* Do this *
Drop the images; return everything else in the listing below exactly.

* Dataset excerpt *
☆ ☆ ☆

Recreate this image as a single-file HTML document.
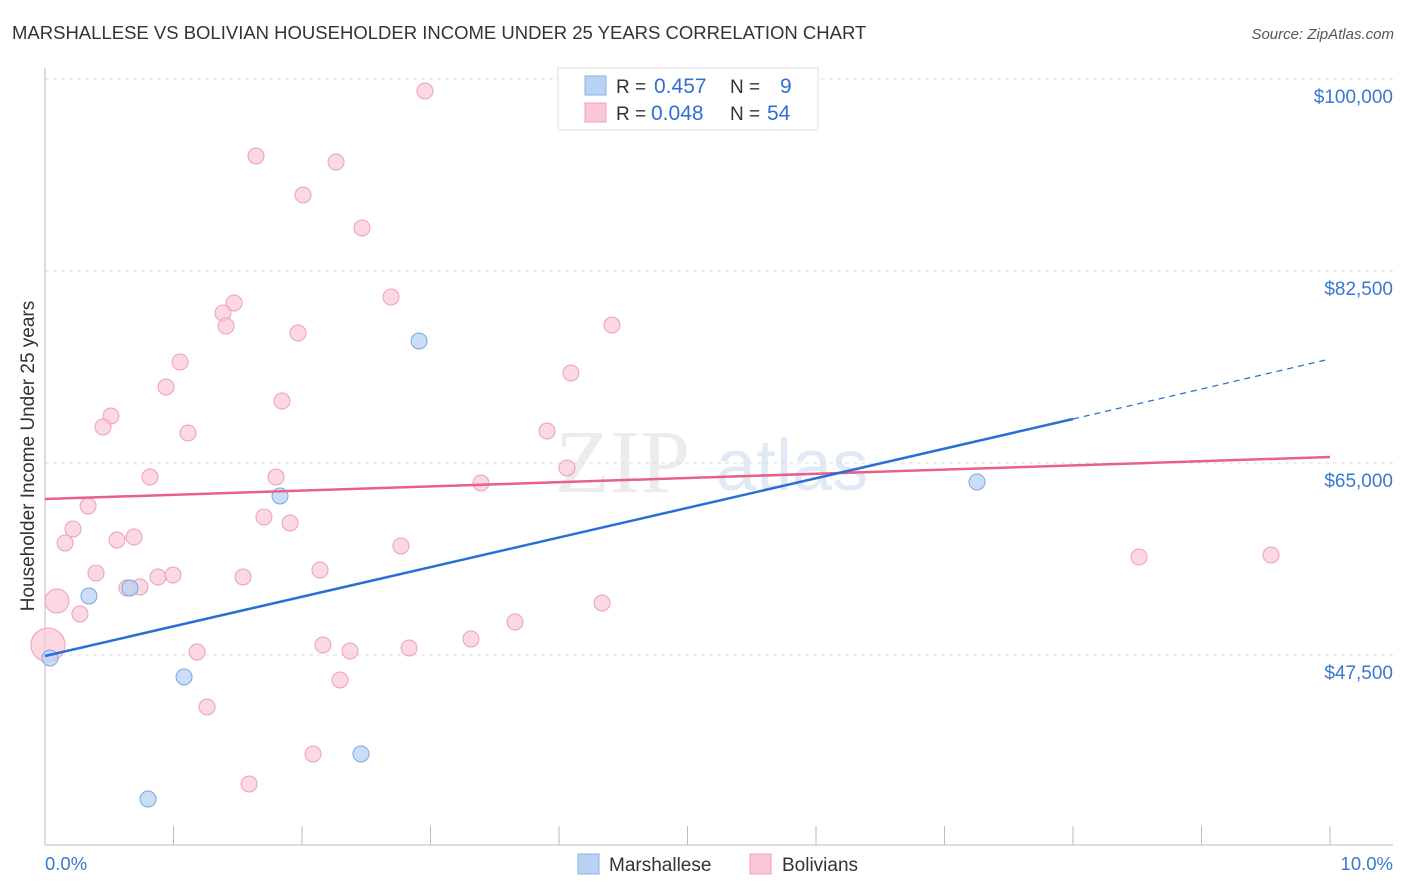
<!DOCTYPE html>
<html><head><meta charset="utf-8"><style>
body{margin:0;background:#fff;font-family:"Liberation Sans",sans-serif;}
svg{display:block}
</style></head><body>
<svg id="chart" width="1406" height="892">
<text x="12" y="39" font-size="18.5" fill="#333">MARSHALLESE VS BOLIVIAN HOUSEHOLDER INCOME UNDER 25 YEARS CORRELATION CHART</text>
<text x="1394" y="39" font-size="15" fill="#555" font-style="italic" text-anchor="end">Source: ZipAtlas.com</text>
<text x="555" y="492" font-size="90" fill="#ececec" font-family="Liberation Serif">ZIP</text>
<text x="716" y="490" font-size="72" fill="#e0eaf6">atlas</text>
<text transform="translate(34,456) rotate(-90)" font-size="19" fill="#333" text-anchor="middle">Householder Income Under 25 years</text>
<g id="grid"></g><g id="marks"></g><g id="trend"></g>
<g>
<rect x="558" y="68" width="260" height="62" fill="#fff" stroke="#ddd"/>
<rect x="585" y="76" width="21" height="19" fill="#b9d3f5" stroke="#8ab0e6"/>
<rect x="585" y="103" width="21" height="19" fill="#f9c7d5" stroke="#eda0b6"/>
<text x="616" y="93" font-size="19" fill="#333">R = <tspan x="654" font-size="21" fill="#2f6fd0">0.457</tspan></text>
<text x="730" y="93" font-size="19" fill="#333">N = <tspan x="780" font-size="21" fill="#2f6fd0">9</tspan></text>
<text x="616" y="120" font-size="19" fill="#333">R = <tspan x="651" font-size="21" fill="#2f6fd0">0.048</tspan></text>
<text x="730" y="120" font-size="19" fill="#333">N = <tspan x="767" font-size="21" fill="#2f6fd0">54</tspan></text>
</g>
<g>
<rect x="578" y="854" width="21" height="20" fill="#b9d3f5" stroke="#8ab0e6"/>
<text x="609" y="871" font-size="19" fill="#333">Marshallese</text>
<rect x="750" y="854" width="21" height="20" fill="#f9c7d5" stroke="#eda0b6"/>
<text x="782" y="871" font-size="19" fill="#333">Bolivians</text>
</g>
<text x="45" y="870" font-size="18.5" fill="#3a78d0">0.0%</text>
<text x="1393" y="870" font-size="18.5" fill="#3a78d0" text-anchor="end">10.0%</text>
</svg>
<script>
const yTicks=[100000,82500,65000,47500];
const yTickLabels=["$100,000","$82,500","$65,000","$47,500"];
const xTicks=[0,1,2,3,4,5,6,7,8,9,10];
const blueX=[0.039,0.342,0.661,0.802,1.082,1.829,2.459,2.911,7.253];
const blueY=[47226,52878,53607,34375,45495,61992,38476,76120,63268];
const pinkX=[2.957,1.642,2.265,2.008,2.467,1.471,2.693,1.385,1.409,1.969,4.412,1.051,4.093,0.942,1.844,0.514,0.451,1.113,3.907,0.817,1.798,4.062,3.393,0.335,0.218,1.704,1.907,0.156,0.560,0.693,2.770,0.397,0.879,0.996,1.541,2.140,0.739,0.638,0.093,0.272,4.335,3.658,0.023,1.183,2.163,2.374,2.833,3.315,2.296,1.261,2.086,1.588,8.514,9.541];
const pinkY=[98906,92982,92435,89427,86419,79583,80130,78672,77487,76849,77578,74206,73203,71927,70651,69284,68281,67734,67917,63724,63724,64544,63177,61081,58984,60078,59531,57708,57982,58255,57435,54974,54609,54792,54609,55247,53698,53607,52422,51237,52239,50508,48411,47773,48411,47864,48138,48958,45221,42760,38476,35742,56432,56615];
const pinkBig={38:12,42:17};
const blueTrend=[[0,47409],[8,69010]], blueTrendDash=[[8,69010],[10,74479]];
const pinkTrend=[[0,61719],[10,65547]];
const NS="http://www.w3.org/2000/svg";
const X=v=>45+v*128.5, Y=v=>79+(100000-v)/17500*192;
function mk(tag,attrs,parent){const e=document.createElementNS(NS,tag);for(const k in attrs)e.setAttribute(k,attrs[k]);parent.appendChild(e);return e;}
const grid=document.getElementById('grid'),marks=document.getElementById('marks'),trend=document.getElementById('trend');
yTicks.forEach((t,i)=>{
 const l=mk('line',{x1:45,x2:1393,y1:Y(t),y2:Y(t),stroke:'#ddd','stroke-dasharray':'4,4'},grid);
 
 
 const tx=mk('text',{x:1393,y:Y(t)+24,'font-size':19,fill:'#3a78d0','text-anchor':'end'},grid);
 tx.textContent=yTickLabels[i];
 
 
});
const ax=mk('line',{x1:45,x2:45,y1:68,y2:845,stroke:'#bbb'},grid);


const bx=mk('line',{x1:45,x2:1393,y1:845,y2:845,stroke:'#bbb'},grid);


xTicks.forEach(t=>{
 const l=mk('line',{x1:X(t),x2:X(t),y1:826,y2:845,stroke:'#bbb'},grid);
 
 
});
pinkX.forEach((x,i)=>{
 const c=mk('circle',{cx:X(x),cy:Y(pinkY[i]),r:pinkBig[i]||8,fill:'#f9c7d5','fill-opacity':0.7,stroke:'#eda0b6'},marks);
 
 
});
blueX.forEach((x,i)=>{
 const c=mk('circle',{cx:X(x),cy:Y(blueY[i]),r:8,fill:'#b9d3f5','fill-opacity':0.75,stroke:'#7aa6e0'},marks);
 
 
});
function ln(p,attrs,name){const l=mk('line',Object.assign({x1:X(p[0][0]),y1:Y(p[0][1]),x2:X(p[1][0]),y2:Y(p[1][1])},attrs),trend);
 
 }
ln(pinkTrend,{stroke:'#e8608a','stroke-width':2.5},'bolivians-trendline');
ln(blueTrend,{stroke:'#2a6fd6','stroke-width':2.5},'marshallese-trendline');
ln(blueTrendDash,{stroke:'#2a6fd6','stroke-width':1.2,'stroke-dasharray':'6,5'},'marshallese-trendline-extension');
</script>
</body></html>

☆ ☆ ☆

* Full solution *
Recreate this image as a single-file HTML document.
<!DOCTYPE html>
<html><head><meta charset="utf-8"><style>
body{margin:0;background:#fff;font-family:"Liberation Sans",sans-serif;}
svg{display:block}
</style></head><body>
<svg id="chart" width="1406" height="892">
<text x="12" y="39" font-size="18.5" fill="#333">MARSHALLESE VS BOLIVIAN HOUSEHOLDER INCOME UNDER 25 YEARS CORRELATION CHART</text>
<text x="1394" y="39" font-size="15" fill="#555" font-style="italic" text-anchor="end">Source: ZipAtlas.com</text>
<text x="555" y="492" font-size="90" fill="#ececec" font-family="Liberation Serif">ZIP</text>
<text x="716" y="490" font-size="72" fill="#e0eaf6">atlas</text>
<text transform="translate(34,456) rotate(-90)" font-size="19" fill="#333" text-anchor="middle">Householder Income Under 25 years</text>
<g id="grid"></g><g id="marks"></g><g id="trend"></g>
<g>
<rect x="558" y="68" width="260" height="62" fill="#fff" stroke="#ddd"/>
<rect x="585" y="76" width="21" height="19" fill="#b9d3f5" stroke="#8ab0e6"/>
<rect x="585" y="103" width="21" height="19" fill="#f9c7d5" stroke="#eda0b6"/>
<text x="616" y="93" font-size="19" fill="#333">R = <tspan x="654" font-size="21" fill="#2f6fd0">0.457</tspan></text>
<text x="730" y="93" font-size="19" fill="#333">N = <tspan x="780" font-size="21" fill="#2f6fd0">9</tspan></text>
<text x="616" y="120" font-size="19" fill="#333">R = <tspan x="651" font-size="21" fill="#2f6fd0">0.048</tspan></text>
<text x="730" y="120" font-size="19" fill="#333">N = <tspan x="767" font-size="21" fill="#2f6fd0">54</tspan></text>
</g>
<g>
<rect x="578" y="854" width="21" height="20" fill="#b9d3f5" stroke="#8ab0e6"/>
<text x="609" y="871" font-size="19" fill="#333">Marshallese</text>
<rect x="750" y="854" width="21" height="20" fill="#f9c7d5" stroke="#eda0b6"/>
<text x="782" y="871" font-size="19" fill="#333">Bolivians</text>
</g>
<text x="45" y="870" font-size="18.5" fill="#3a78d0">0.0%</text>
<text x="1393" y="870" font-size="18.5" fill="#3a78d0" text-anchor="end">10.0%</text>
</svg>
<script>
const yTicks=[100000,82500,65000,47500];
const yTickLabels=["$100,000","$82,500","$65,000","$47,500"];
const xTicks=[0,1,2,3,4,5,6,7,8,9,10];
const blueX=[0.039,0.342,0.661,0.802,1.082,1.829,2.459,2.911,7.253];
const blueY=[47226,52878,53607,34375,45495,61992,38476,76120,63268];
const pinkX=[2.957,1.642,2.265,2.008,2.467,1.471,2.693,1.385,1.409,1.969,4.412,1.051,4.093,0.942,1.844,0.514,0.451,1.113,3.907,0.817,1.798,4.062,3.393,0.335,0.218,1.704,1.907,0.156,0.560,0.693,2.770,0.397,0.879,0.996,1.541,2.140,0.739,0.638,0.093,0.272,4.335,3.658,0.023,1.183,2.163,2.374,2.833,3.315,2.296,1.261,2.086,1.588,8.514,9.541];
const pinkY=[98906,92982,92435,89427,86419,79583,80130,78672,77487,76849,77578,74206,73203,71927,70651,69284,68281,67734,67917,63724,63724,64544,63177,61081,58984,60078,59531,57708,57982,58255,57435,54974,54609,54792,54609,55247,53698,53607,52422,51237,52239,50508,48411,47773,48411,47864,48138,48958,45221,42760,38476,35742,56432,56615];
const pinkBig={38:12,42:17};
const blueTrend=[[0,47409],[8,69010]], blueTrendDash=[[8,69010],[10,74479]];
const pinkTrend=[[0,61719],[10,65547]];
const NS="http://www.w3.org/2000/svg";
const X=v=>45+v*128.5, Y=v=>79+(100000-v)/17500*192;
function mk(tag,attrs,parent){const e=document.createElementNS(NS,tag);for(const k in attrs)e.setAttribute(k,attrs[k]);parent.appendChild(e);return e;}
const grid=document.getElementById('grid'),marks=document.getElementById('marks'),trend=document.getElementById('trend');
yTicks.forEach((t,i)=>{
 const l=mk('line',{x1:45,x2:1393,y1:Y(t),y2:Y(t),stroke:'#ddd','stroke-dasharray':'4,4'},grid);
 
 
 const tx=mk('text',{x:1393,y:Y(t)+24,'font-size':19,fill:'#3a78d0','text-anchor':'end'},grid);
 tx.textContent=yTickLabels[i];
 
 
});
const ax=mk('line',{x1:45,x2:45,y1:68,y2:845,stroke:'#bbb'},grid);


const bx=mk('line',{x1:45,x2:1393,y1:845,y2:845,stroke:'#bbb'},grid);


xTicks.forEach(t=>{
 const l=mk('line',{x1:X(t),x2:X(t),y1:826,y2:845,stroke:'#bbb'},grid);
 
 
});
pinkX.forEach((x,i)=>{
 const c=mk('circle',{cx:X(x),cy:Y(pinkY[i]),r:pinkBig[i]||8,fill:'#f9c7d5','fill-opacity':0.7,stroke:'#eda0b6'},marks);
 
 
});
blueX.forEach((x,i)=>{
 const c=mk('circle',{cx:X(x),cy:Y(blueY[i]),r:8,fill:'#b9d3f5','fill-opacity':0.75,stroke:'#7aa6e0'},marks);
 
 
});
function ln(p,attrs,name){const l=mk('line',Object.assign({x1:X(p[0][0]),y1:Y(p[0][1]),x2:X(p[1][0]),y2:Y(p[1][1])},attrs),trend);
 
 }
ln(pinkTrend,{stroke:'#e8608a','stroke-width':2.5},'bolivians-trendline');
ln(blueTrend,{stroke:'#2a6fd6','stroke-width':2.5},'marshallese-trendline');
ln(blueTrendDash,{stroke:'#2a6fd6','stroke-width':1.2,'stroke-dasharray':'6,5'},'marshallese-trendline-extension');
</script>
</body></html>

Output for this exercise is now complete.